Attending to Ghosts: Some Reflections on the Disavowals of Great War Historiography

Saturday, January 3, 2015: 2:30 PM
Gramercy Suite B (New York Hilton)
Martin Francis, University of Cincinnati
Attending to Ghosts

In Elizabeth Bowen’s terrifying 1941 short story of the London Blitz, ‘The Demon

Lover’, the ghost of a Great War soldier returns to haunt his former lover, Mrs.

Drover, amidst the ruins of a London laid waste by another global conflict. By

its impertinent demand that the home front of 1939-1945 address the claims of

an earlier generation who had fought, suffered and died, Bowen’s story offers a

starting point for a conversation about the spectral forces that haunt the established

historiography of the First World War. Drawing on the notions of spectrality and

hauntology as deployed by poststructuralists Jacques Derrida and Fredric Jameson

(and reinforced by Freudian psychoanalysis), this paper uses the notion of the

ghost to highlight the disavowals and confinements that continue to characterize

much of the historical writing about 1914-1918. In particular, it employs Bowen’s

story as a metaphor for the necessity of the historian attending to the disturbances

created by subjective, affective and psychic forces that refused to be beholden

to official and public rubrics that separated, and attempted to dichotomize, the

experiences and meanings of the two world wars.
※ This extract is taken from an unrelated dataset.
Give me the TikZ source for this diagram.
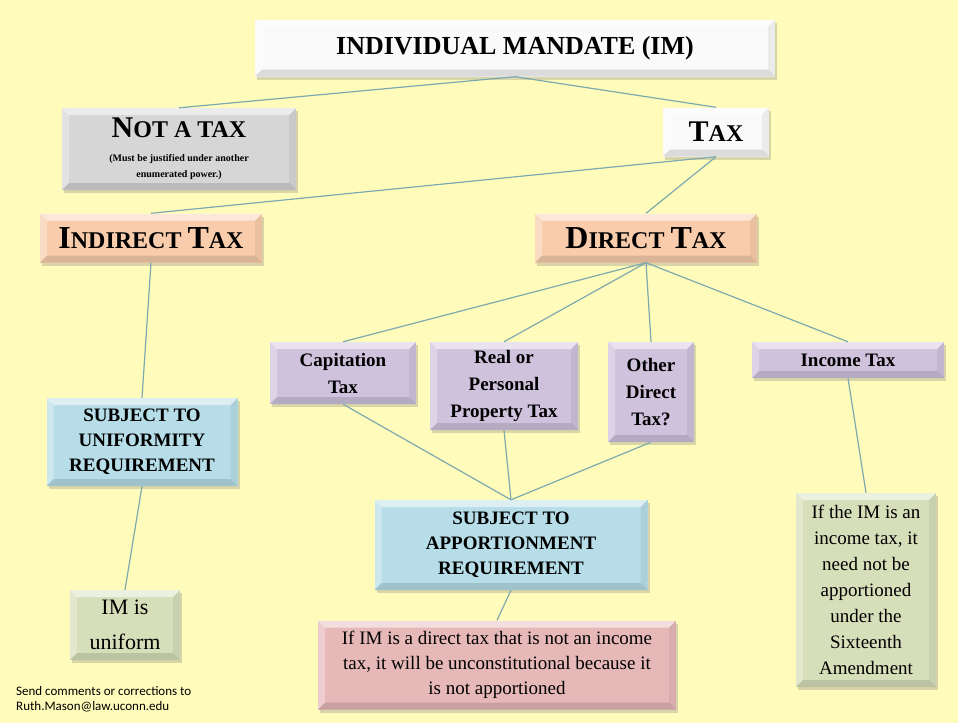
\documentclass[tikz,border=0pt]{standalone}
\usepackage{fontspec}
\setmainfont{Liberation Serif}
\setsansfont{Carlito}
\usetikzlibrary{shadows}
\definecolor{bgyellow}{RGB}{255,251,186}
\definecolor{boxwhite}{RGB}{250,250,250}
\definecolor{boxgray}{RGB}{214,214,214}
\definecolor{boxpeach}{RGB}{249,205,172}
\definecolor{boxpurple}{RGB}{206,194,220}
\definecolor{boxblue}{RGB}{182,221,232}
\definecolor{boxgreen}{RGB}{214,222,186}
\definecolor{boxpink}{RGB}{230,184,184}
\definecolor{linkcol}{RGB}{125,170,175}
\newcommand\initcap[2]{{\fontsize{#1}{#1}\selectfont #2}}
\newcommand\smallnote[1]{{\fontsize{10}{12}\selectfont #1}}

\tikzset{
  bevel/.style={path picture={
      \fill[white,opacity=.55] (path picture bounding box.north west) -- (path picture bounding box.north east)
        -- ++(-7pt,-7pt) -- ([shift={(7pt,-7pt)}]path picture bounding box.north west) -- cycle;
      \fill[white,opacity=.3] (path picture bounding box.north west) -- ([shift={(7pt,-7pt)}]path picture bounding box.north west)
        -- ([shift={(7pt,7pt)}]path picture bounding box.south west) -- (path picture bounding box.south west) -- cycle;
      \fill[black,opacity=.12] (path picture bounding box.south west) -- (path picture bounding box.south east)
        -- ++(-7pt,7pt) -- ([shift={(7pt,7pt)}]path picture bounding box.south west) -- cycle;
      \fill[black,opacity=.06] (path picture bounding box.north east) -- ([shift={(-7pt,-7pt)}]path picture bounding box.north east)
        -- ([shift={(-7pt,7pt)}]path picture bounding box.south east) -- (path picture bounding box.south east) -- cycle;
    }},
  box/.style={rectangle, inner sep=0pt, align=center, bevel,
    drop shadow={opacity=.3, shadow xshift=2pt, shadow yshift=-3pt}},
  headfont/.style={font=\bfseries\fontsize{24}{28}\selectfont},
  kindfont/.style={font=\bfseries\fontsize{19}{27}\selectfont},
  reqfont/.style={font=\bfseries\fontsize{19}{25}\selectfont},
  outfont/.style={font=\fontsize{19}{25}\selectfont},
  link/.style={draw=linkcol, line width=1.2pt}
}

\begin{document}
\begin{tikzpicture}[x=1pt,y=-1pt]
  \fill[bgyellow] (0,0) rectangle (958,723);
  \useasboundingbox (0,0) rectangle (958,723);

  \node[box, fill=boxwhite, minimum width=520pt, minimum height=57pt,
    font=\bfseries\fontsize{26}{30}\selectfont] (im) at (515,48) {INDIVIDUAL MANDATE (IM)};
  \node[box, fill=boxgray, minimum width=234pt, minimum height=82pt, headfont] (notax) at (179,149)
    {\initcap{30}{N}OT A TAX\\[-4pt]
     \smallnote{(Must be justified under another}\\[-12pt] \smallnote{enumerated power.)}};
  \node[box, fill=boxwhite, minimum width=106pt, minimum height=49pt, headfont] (tax) at (716,132)
    {\initcap{30}{T}AX};
  \node[box, fill=boxpeach, minimum width=222pt, minimum height=49pt, headfont] (indirect) at (151,238)
    {\initcap{32}{I}NDIRECT \initcap{32}{T}AX};
  \node[box, fill=boxpeach, minimum width=222pt, minimum height=49pt, headfont] (direct) at (646,238)
    {\initcap{32}{D}IRECT \initcap{32}{T}AX};

  \node[box, fill=boxpurple, minimum width=146pt, minimum height=62pt, kindfont] (capit) at (343,373)
    {Capitation\\ Tax};
  \node[box, fill=boxpurple, minimum width=148pt, minimum height=88pt, kindfont] (property) at (504,386)
    {Real or\\ Personal\\ Property Tax};
  \node[box, fill=boxpurple, minimum width=86pt, minimum height=100pt, kindfont] (other) at (651,392)
    {Other\\ Direct\\ Tax?};
  \node[box, fill=boxpurple, minimum width=192pt, minimum height=36pt, kindfont] (income) at (848,360)
    {Income Tax};

  \node[box, fill=boxblue, minimum width=191pt, minimum height=88pt, reqfont] (uniform) at (142,442)
    {SUBJECT TO\\ UNIFORMITY\\ REQUIREMENT};
  \node[box, fill=boxblue, minimum width=273pt, minimum height=90pt, reqfont] (apport) at (511,545)
    {SUBJECT TO\\ APPORTIONMENT\\ REQUIREMENT};

  \node[box, fill=boxgreen, minimum width=110pt, minimum height=70pt,
    font=\fontsize{22}{35}\selectfont] (isuniform) at (125,625) {IM is\\ uniform};
  \node[box, fill=boxpink, minimum width=358pt, minimum height=89pt, outfont] (unconst) at (497,665)
    {If IM is a direct tax that is not an income\\ tax, it will be unconstitutional because it\\ is not apportioned};
  \node[box, fill=boxgreen, minimum width=140pt, minimum height=194pt,
    font=\fontsize{19}{26}\selectfont] (sixteenth) at (866,590)
    {If the IM is an\\ income tax, it\\ need not be\\ apportioned\\ under the\\ Sixteenth\\ Amendment};

  \node[anchor=north west, align=left, inner sep=0pt,
    font=\sffamily\fontsize{13}{15}\selectfont] (note) at (16,686)
    {Send comments or corrections to\\ Ruth.Mason@law.uconn.edu};

  \draw[link] (im.south) -- (notax.north);
  \draw[link] (im.south) -- (tax.north);
  \draw[link] (tax.south) -- (indirect.north);
  \draw[link] (tax.south) -- (direct.north);
  \draw[link] (direct.south) -- (capit.north);
  \draw[link] (direct.south) -- (property.north);
  \draw[link] (direct.south) -- (other.north);
  \draw[link] (direct.south) -- (income.north);
  \draw[link] (indirect.south) -- (uniform.north);
  \draw[link] (uniform.south) -- (isuniform.north);
  \draw[link] (capit.south) -- (apport.north);
  \draw[link] (property.south) -- (apport.north);
  \draw[link] (other.south) -- (apport.north);
  \draw[link] (apport.south) -- (unconst.north);
  \draw[link] (income.south) -- (sixteenth.north);
\end{tikzpicture}
\end{document}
For, as the brief case study

(namely the mental and affective worlds of Britain’s military and political leaders

in 1939-1945) included in this paper suggests, while Second World War rhetoric

attempted to impose a critical distance from the earlier conflict, leading military and

political figures found it impossible to repudiate psychic intrusions rooted in the

formative global trauma of the century. Like Bowen’s Mrs. Drover, historians may

find it advisable to heed the entreaties of ghosts, even if these particular specters

haunt, neither the battlefields of Flanders nor the rubble of blitzed London, but

rather the pages of our written histories of the Great War.